What does it take to become an Olympic champion?
There are a select few who can tell you. But, if you are looking for a British athlete who has held all four major track and field titles simultaneously and set a world record, it’s a pretty exclusive club.
Sally Gunnell won the 400m hurdles title at the Barcelona 1992 Olympic Games. “I don’t really remember much of the race. I just went into auto-pilot,” she says.
A year later, she won the Stuttgart 1993 World Championships in 52.74 seconds, which was the fastest clocking ever recorded at the time. She remains the British record holder and the only female athlete in the aforementioned club which also includes Daley Thompson and Jonathan Edwards.
Three decades on from that invincible period in her life – which also included winning five Commonwealth titles with England – Sally reflects that it took time to build the character and mental strength that was needed.

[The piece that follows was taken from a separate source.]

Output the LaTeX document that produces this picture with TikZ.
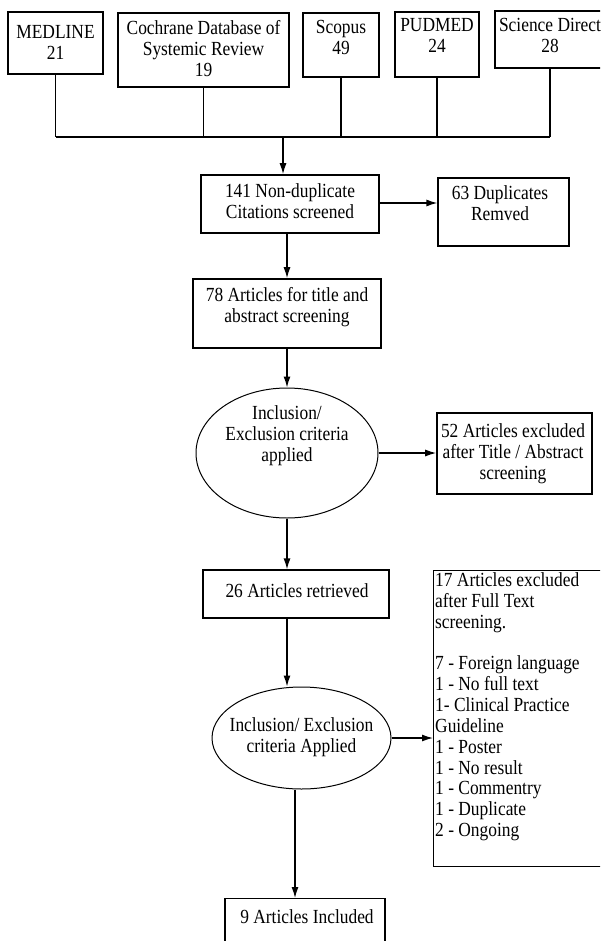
\documentclass[tikz,border=0pt]{standalone}
\usepackage{fontspec}
\setmainfont{Liberation Serif}
\usetikzlibrary{arrows.meta,shapes.geometric}
\newcommand\diagfs{\fontsize{17.4}{18.26}\selectfont}
\newcommand\vt[2][c]{\scalebox{1}[1.15]{\begin{tabular}{@{}#1@{}}#2\end{tabular}}}
\begin{document}
\begin{tikzpicture}[x=1pt,y=-1pt,
  box/.style={draw, line width=1.2pt, rectangle, inner sep=0pt},
  thickbox/.style={box, line width=1.6pt},
  oval/.style={draw, line width=1pt, ellipse, inner sep=0pt},
  txt/.style={align=center, inner sep=0pt, font=\diagfs},
  conn/.style={line width=1.3pt},
  arr/.style={conn, -{Latex[length=11pt,width=7pt]}}]
\useasboundingbox (0,0) rectangle (600,941);
\fill[white] (0,0) rectangle (600,941);
\clip (0,0) rectangle (600,941);

% sources
\node[box, minimum width=95pt, minimum height=62pt] (med) at (55.5,43) {};
\node[txt] (medt) at (55.5,45) {\vt{MEDLINE\\21}};
\node[thickbox, minimum width=171pt, minimum height=74pt] (coch) at (203.5,50) {};
\node[txt] (cocht) at (203.5,51) {\vt{Cochrane Database of\\Systemic Review\\19}};
\node[box, minimum width=76pt, minimum height=64pt] (sco) at (341,45) {};
\node[txt] (scot) at (341,40) {\vt{Scopus\\49}};
\node[thickbox, minimum width=84pt, minimum height=65pt] (pud) at (437,44.5) {};
\node[txt] (pudt) at (437,37.5) {\vt{PUDMED\\24}};
\node[box, minimum width=110pt, minimum height=57pt] (sd) at (550,39.5) {};
\node[txt] (sdt) at (550,37.5) {\vt{Science Direct\\28}};

\coordinate (bus) at (0,137);
\coordinate (busA) at (283,137);
\draw[conn] (med.south) -- (med.south |- bus);
\draw[conn] (coch.south) -- (coch.south |- bus);
\draw[conn] (sco.south) -- (sco.south |- bus);
\draw[conn] (pud.south) -- (pud.south |- bus);
\draw[conn] (sd.south) -- (sd.south |- bus);
\draw[conn] (med.south |- bus) -- (sd.south |- bus);

% 141
\node[thickbox, minimum width=178pt, minimum height=58pt] (n141) at (290,204) {};
\node[txt] (n141t) at (290,203.5) {\vt{141 Non-duplicate\\Citations screened}};
\draw[arr] (busA) -- (busA |- n141.north);

\node[box, minimum width=131pt, minimum height=68pt] (dup) at (503.5,212) {};
\node[txt] (dupt) at (500,206) {\vt{63 Duplicates\\Remved}};
\draw[arr] (n141.east |- 0,203) -- (dup.west |- 0,203);

% 78
\node[thickbox, minimum width=188pt, minimum height=69pt] (n78) at (287,313.5) {};
\node[txt] (n78t) at (287,307.5) {\vt{78 Articles for title and\\abstract screening}};
\draw[arr] (n78.north |- n141.south) -- (n78.north);

% ellipse 1
\node[oval, minimum width=182pt, minimum height=130pt] (e1) at (287,453) {};
\node[txt] (e1t) at (287,436.5) {\vt{Inclusion/\\Exclusion criteria\\applied}};
\draw[arr] (n78.south) -- (e1.north);

\node[thickbox, minimum width=155pt, minimum height=81pt] (n52) at (514.5,453.5) {};
\node[txt] (n52t) at (513,454) {\vt{52 Articles excluded\\after Title / Abstract\\screening}};
\draw[arr] (e1.east) -- (e1.east -| n52.west);

% 26
\node[box, minimum width=186pt, minimum height=48pt] (n26) at (296,594) {};
\node[txt] (n26t) at (297,593) {\vt{26 Articles retrieved}};
\draw[arr] (e1.south) -- (e1.south |- n26.north);

% ellipse 2
\node[oval, minimum width=179pt, minimum height=102pt] (e2) at (301.5,738) {};
\node[txt] (e2t) at (301.5,737.5) {\vt{Inclusion/ Exclusion\\criteria Applied}};
\path ([xshift=-9pt]n26.south) coordinate (n26s);
\draw[arr] (n26s) -- (n26s |- e2.north);

% 17 box
\node[box, anchor=north west, minimum width=172pt, minimum height=296pt] (n17) at (433,570) {};
\node[anchor=north west, inner sep=0pt, font={\fontsize{17.4}{18.09}\selectfont}] (n17t) at (435,572)
  {\vt[l]{17 Articles excluded\\after Full Text\\screening.\\ \\7 - Foreign language\\1 - No full text\\1- Clinical Practice\\Guideline\\1 - Poster\\1 - No result\\1 - Commentry\\1 - Duplicate\\2 - Ongoing}};
\draw[arr] (e2.east) -- (e2.east -| n17.west);

% 9
\node[box, anchor=north, minimum width=160pt, minimum height=60pt] (n9) at (305,898) {};
\node[txt] (n9t) at (307,919) {\vt{9 Articles Included}};
\path ([xshift=-6.5pt]e2.south) coordinate (e2s);
\draw[arr] (e2s) -- (e2s |- n9.north);
\end{tikzpicture}
\end{document}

“All of those early days were very scary, very daunting. I didn’t do particularly well,” says Sally, who believes the fun, sociable club environment at Essex Ladies played a key part in keeping her in the sport.
“I was sort of overwhelmed by the magnitude of some of these big championships. I was definitely not the most positive of juniors by any means. Probably not the most talented at that sort of age, but I look back now and I learnt so much.”
One of the things she says she learnt was to love the pressure. “The more pressure that was on, the better I performed,” Sally reckons.
“The difference from coming fifth in an Olympics in Seoul (1988) to winning or getting medals at that high level is all around the mindset. In a lot of those early days, I used to sit on my bed the night before and I might think about my race. But the difference was I would think about it – before Barcelona – probably 12 months before.”
Video: Sally Gunnell wins 400m Hurdles Gold – Barcelona 1992 Olympics. Watch on YouTube.
Whether an interview or an exam or any stage performance, it’s often good advice to imagine it all going well. Sally tried to visualise herself crossing the line first and imagine what that would feel and look like. But naturally, the final of the greatest sporting event was a little different.
“It was probably the longest day of my whole life,” Sally recalls. “I didn’t sleep particularly well, which is normal, then I just tried to chill and read. I remember thinking ‘I just want this day over and done with’. There was no aspect in there that was like ‘I can’t wait’ or ‘bring it on’.”
Winning was infectious for this wonderful generation of British talent. With Linford Christie having already won his gold medal in the 100m by the time that Sally lined up in the hurdles, she was fired up and determined.
“There was always a part of you that was like ‘if he can do it then I can’, I didn’t want him to have all the glory almost,” she jokes. “I had nothing else I could change. I think that’s a positive place to be. I’d eaten well, I’d trained well, I’d raced up to it and knew what I had to do.”
There were always negative thoughts to shut out of course – a good reminder that inside every star athlete is a human being with many of the same emotions as the rest of us. “You’re still nervous and you’re still fighting that inner voice all day of ‘she looks really good’ and your back is aching and you’re a bit tired,” says Sally.
“You have to control that, no-one else can,” she insists. “You have to say ‘I train hard, I deserve it, I’m just as good as everybody else’.”
A big motivation for Sally Gunnell now is to motivate people of all ages and abilities to get out and exercise. Just like her insight on winning Olympic gold, she gives a refreshingly honest take.
“It’s about finding something you enjoy, so if you don’t like running don’t do it! You don’t have to find an hour. I’ll still go out and run up and down a few hills in fifteen minutes.
“Go for a walk, go on a bike ride, you’re more likely to stick at it if you have fun, just like I did in those early days.”